Your objective - Extract the first line of the entries below and every line after it up to the one containing "y_ticks = [0, 200, 400, 600, 800, 1000, 1200]", both kept. Pictures are excluded.

Data for this exercise -
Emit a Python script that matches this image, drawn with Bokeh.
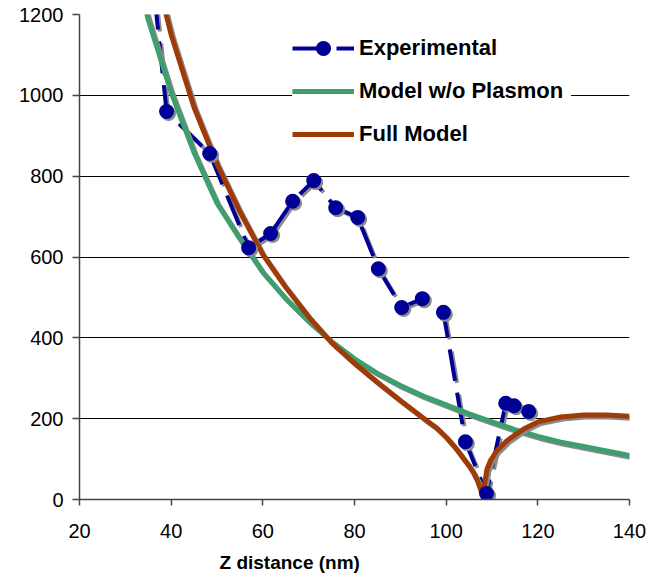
import numpy as np
from bokeh.plotting import figure
from bokeh.models import (FixedTicker, Legend, LegendItem, Title, Range1d)
from bokeh.embed import file_html
from bokeh.resources import INLINE

# ---- data ----
x_ticks = [20, 40, 60, 80, 100, 120, 140]
y_ticks = [0, 200, 400, 600, 800, 1000, 1200]

exp_x = [35.4, 39.0, 48.4, 56.9, 61.7, 66.5, 71.1, 75.9, 80.7, 85.2, 90.3, 94.8, 99.4,
         104.2, 108.8, 113.0, 114.8, 118.0]
exp_y = [1350, 960, 856, 623, 658, 738, 789, 722, 698, 571, 475, 497, 463,
         143, 15, 238, 232, 218]

nopl_x = [33, 35, 40, 45, 50, 55, 60, 65, 70, 75, 80, 85, 90, 95, 100, 105, 110,
          115, 120, 125, 130, 135, 140]
nopl_y = [1275, 1187, 1007, 858, 733, 645, 562, 497, 441, 391, 348, 312, 282, 256,
          234, 212, 192, 173, 156, 142, 131, 120, 109]

full_x = [38, 40, 45, 50, 55, 60, 65, 70, 75, 80, 85, 90, 93, 96, 98, 100, 102, 103,
          104, 105, 106, 106.8, 107.5, 108, 108.4, 108.9, 109.7, 111, 113.3, 117, 120,
          125, 130, 135, 140]
full_y = [1240, 1150, 970, 830, 712, 606, 525, 452, 388, 337, 290, 245, 219, 193, 176,
          154, 128, 113, 98, 83, 65, 47, 25, 8, 40, 75, 97, 120, 146, 175, 192,
          204, 209, 209, 206]

# ---- figure ----
W, H = 668, 582
BL, BR, BT, BB = 79, 39, 14, 83
X0, X1, Y0, Y1 = 20, 140, 0, 1200

p = figure(width=W, height=H, x_range=Range1d(X0, X1), y_range=Range1d(Y0, Y1),
           output_backend="svg", toolbar_location=None,
           min_border_left=BL, min_border_right=BR, min_border_top=BT, min_border_bottom=BB)
p.outline_line_color = None
p.background_fill_color = "white"

p.xgrid.visible = False
p.ygrid.grid_line_color = "black"
p.ygrid.grid_line_width = 1

p.xaxis.ticker = FixedTicker(ticks=x_ticks)
p.yaxis.ticker = FixedTicker(ticks=y_ticks)
for ax in (p.xaxis, p.yaxis):
    ax.minor_tick_line_color = None
    ax.axis_line_color = "#444444"
    ax.axis_line_width = 1.5
    ax.major_tick_line_color = "#444444"
    ax.major_tick_line_width = 1.5
    ax.major_tick_in = 0
    ax.major_label_text_font = "Liberation Sans"
    ax.major_label_text_font_size = "20px"
    ax.major_label_text_color = "black"
p.yaxis.major_tick_out = 7
p.yaxis.major_label_standoff = 9
p.xaxis.major_tick_out = 6
p.xaxis.major_label_standoff = 18

# pixel -> data offsets for the drop shadows
fw = W - BL - BR
fh = H - BT - BB
sdx = 2.0 * (X1 - X0) / fw
sdy = -2.0 * (Y1 - Y0) / fh

SH = "#8a8a8a"
BLUE = "#000096"
GREEN = "#3C9F6D"
ORANGE = "#A03A06"

ex = np.array(exp_x); ey = np.array(exp_y)
gx = np.array(nopl_x); gy = np.array(nopl_y)
fx = np.array(full_x); fy = np.array(full_y)

# experimental line (with shadow)
p.line(ex + sdx, ey + sdy, line_color=SH, line_width=4, line_dash="32 12")
exp_line = p.line(ex, ey, line_color=BLUE, line_width=4, line_dash="32 12")

# model without plasmon
p.line(gx + sdx, gy + sdy, line_color=SH, line_width=5)
g_line = p.line(gx, gy, line_color=GREEN, line_width=5)

# full model
p.line(fx + sdx, fy + sdy, line_color=SH, line_width=5)
o_line = p.line(fx, fy, line_color=ORANGE, line_width=5)

# experimental markers
p.scatter(ex + sdx, ey + sdy, marker="circle", size=15, fill_color=SH, line_color=None)
exp_pts = p.scatter(ex, ey, marker="circle", size=15, fill_color=BLUE, line_color=None)

legend = Legend(items=[
    LegendItem(label="Experimental", renderers=[exp_line, exp_pts]),
    LegendItem(label="Model w/o Plasmon", renderers=[g_line]),
    LegendItem(label="Full Model", renderers=[o_line]),
], location=(213, 346), padding=14, spacing=5, glyph_width=62, glyph_height=38,
    label_height=22, label_width=212, label_standoff=5, margin=0,
    label_text_font="Liberation Sans", label_text_font_style="bold",
    label_text_font_size="22px", label_text_color="black",
    border_line_color=None, background_fill_color="white", background_fill_alpha=1.0)
p.add_layout(legend)

p.add_layout(Title(text="Z distance (nm)", align="left", offset=140, standoff=18,
                   text_font="Liberation Sans", text_font_style="bold",
                   text_font_size="19px", text_color="black"), "below")

open("out.html", "w").write(file_html(p, INLINE))
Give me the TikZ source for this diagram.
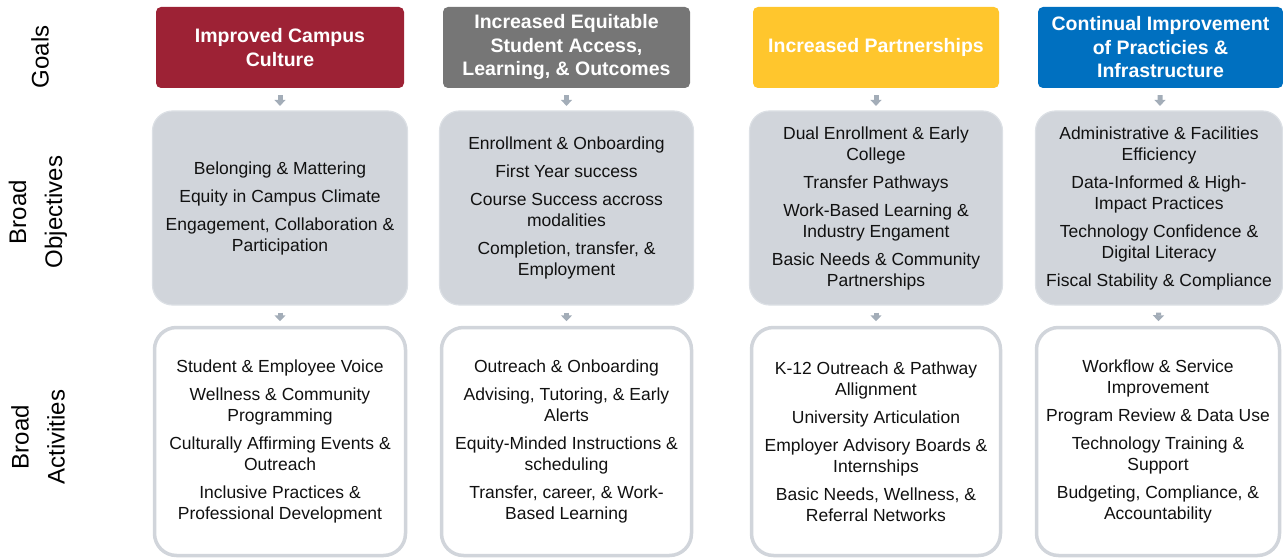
\documentclass[tikz,border=0pt]{standalone}
\usepackage{fontspec}
\setmainfont{Liberation Sans}
\usetikzlibrary{arrows.meta}
\definecolor{gred}{HTML}{9D2235}
\definecolor{ggray}{HTML}{767676}
\definecolor{gyellow}{HTML}{FFC62D}
\definecolor{gblue}{HTML}{0070C0}
\definecolor{objfill}{HTML}{D1D5DB}
\definecolor{objline}{HTML}{DCE0E5}
\definecolor{actline}{HTML}{D1D5DB}
\definecolor{arrgray}{HTML}{A3ADB8}
\definecolor{txt}{HTML}{111111}
\tikzset{
  goalbox/.style={rectangle, rounded corners=5pt, draw=none, minimum height=81pt, inner sep=0pt, align=center, text=white, font=\fontsize{19.5}{23.5}\selectfont\bfseries},
  objbox/.style={rectangle, rounded corners=20pt, fill=objfill, draw=objline, line width=1.2pt, minimum height=194pt, inner sep=0pt, align=center, text=txt, font=\fontsize{17.5}{21}\selectfont},
  actbox/.style={rectangle, rounded corners=22pt, fill=white, draw=actline, line width=3.5pt, minimum height=228pt, inner sep=0pt, align=center, text=txt, font=\fontsize{17.5}{21}\selectfont},
  lbl/.style={rotate=90, align=center, text=black, font=\fontsize{24}{36}\selectfont},
  arr/.style={-{Triangle[width=11pt,length=6pt]}, line width=5pt, draw=arrgray, shorten <=7pt, shorten >=4.5pt},
}
\newcommand{\gap}{\\[7pt]}
\begin{document}
\begin{tikzpicture}[x=1pt,y=1pt]
\useasboundingbox (0,0) rectangle (1283,-559);
% row labels
\node[lbl] (lg) at (40,-57) {Goals};
\node[lbl] (lo) at (38,-212) {Broad\\Objectives};
\node[lbl] (la) at (38,-437) {Broad\\Activities};
% goals
\node[goalbox, fill=gred, minimum width=248pt] (g1) at (280,-47.5) {Improved Campus\\Culture};
\node[goalbox, fill=ggray, minimum width=247pt] (g2) at (566.5,-47.5) {Increased Equitable\\Student Access,\\Learning, \& Outcomes};
\node[goalbox, fill=gyellow, minimum width=246pt] (g3) at (876,-47.5) {Increased Partnerships};
\node[goalbox, fill=gblue, minimum width=245pt] (g4) at (1160.5,-47.5) {Continual Improvement\\of Practicies \&\\Infrastructure};
% objectives
\node[objbox, minimum width=255pt] (o1) at (280,-208) {Belonging \& Mattering\gap Equity in Campus Climate\gap Engagement, Collaboration \&\\Participation};
\node[objbox, minimum width=254pt] (o2) at (566.5,-208) {Enrollment \& Onboarding\gap First Year success\gap Course Success accross\\modalities\gap Completion, transfer, \&\\Employment};
\node[objbox, minimum width=253pt] (o3) at (876,-208) {Dual Enrollment \& Early\\College\gap Transfer Pathways\gap Work-Based Learning \&\\Industry Engament\gap Basic Needs \& Community\\Partnerships};
\node[objbox, minimum width=247pt] (o4) at (1159,-208) {Administrative \& Facilities\\Efficiency\gap Data-Informed \& High-\\Impact Practices\gap Technology Confidence \&\\Digital Literacy\gap Fiscal Stability \& Compliance};
% activities
\node[actbox, minimum width=251pt] (a1) at (280,-441.5) {Student \& Employee Voice\gap Wellness \& Community\\Programming\gap Culturally Affirming Events \&\\Outreach\gap Inclusive Practices \&\\Professional Development};
\node[actbox, minimum width=250pt] (a2) at (566.5,-441.5) {Outreach \& Onboarding\gap Advising, Tutoring, \& Early\\Alerts\gap Equity-Minded Instructions \&\\scheduling\gap Transfer, career, \& Work-\\Based Learning};
\node[actbox, minimum width=249pt] (a3) at (876,-441.5) {K-12 Outreach \& Pathway\\Allignment\gap University Articulation\gap Employer Advisory Boards \&\\Internships\gap Basic Needs, Wellness, \&\\Referral Networks};
\node[actbox, minimum width=243pt] (a4) at (1158,-441.5) {Workflow \& Service\\Improvement\gap Program Review \& Data Use\gap Technology Training \&\\Support\gap Budgeting, Compliance, \&\\Accountability};
% arrows
\foreach \i in {1,2,3,4}{
  \draw[arr] (g\i) -- (o\i);
  \draw[arr] (o\i) -- (a\i);
}
\end{tikzpicture}
\end{document}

Expected answer -
Emit a Python script that matches this image, drawn with Bokeh.
import numpy as np
from bokeh.plotting import figure
from bokeh.models import (FixedTicker, Legend, LegendItem, Title, Range1d)
from bokeh.embed import file_html
from bokeh.resources import INLINE

# ---- data ----
x_ticks = [20, 40, 60, 80, 100, 120, 140]
y_ticks = [0, 200, 400, 600, 800, 1000, 1200]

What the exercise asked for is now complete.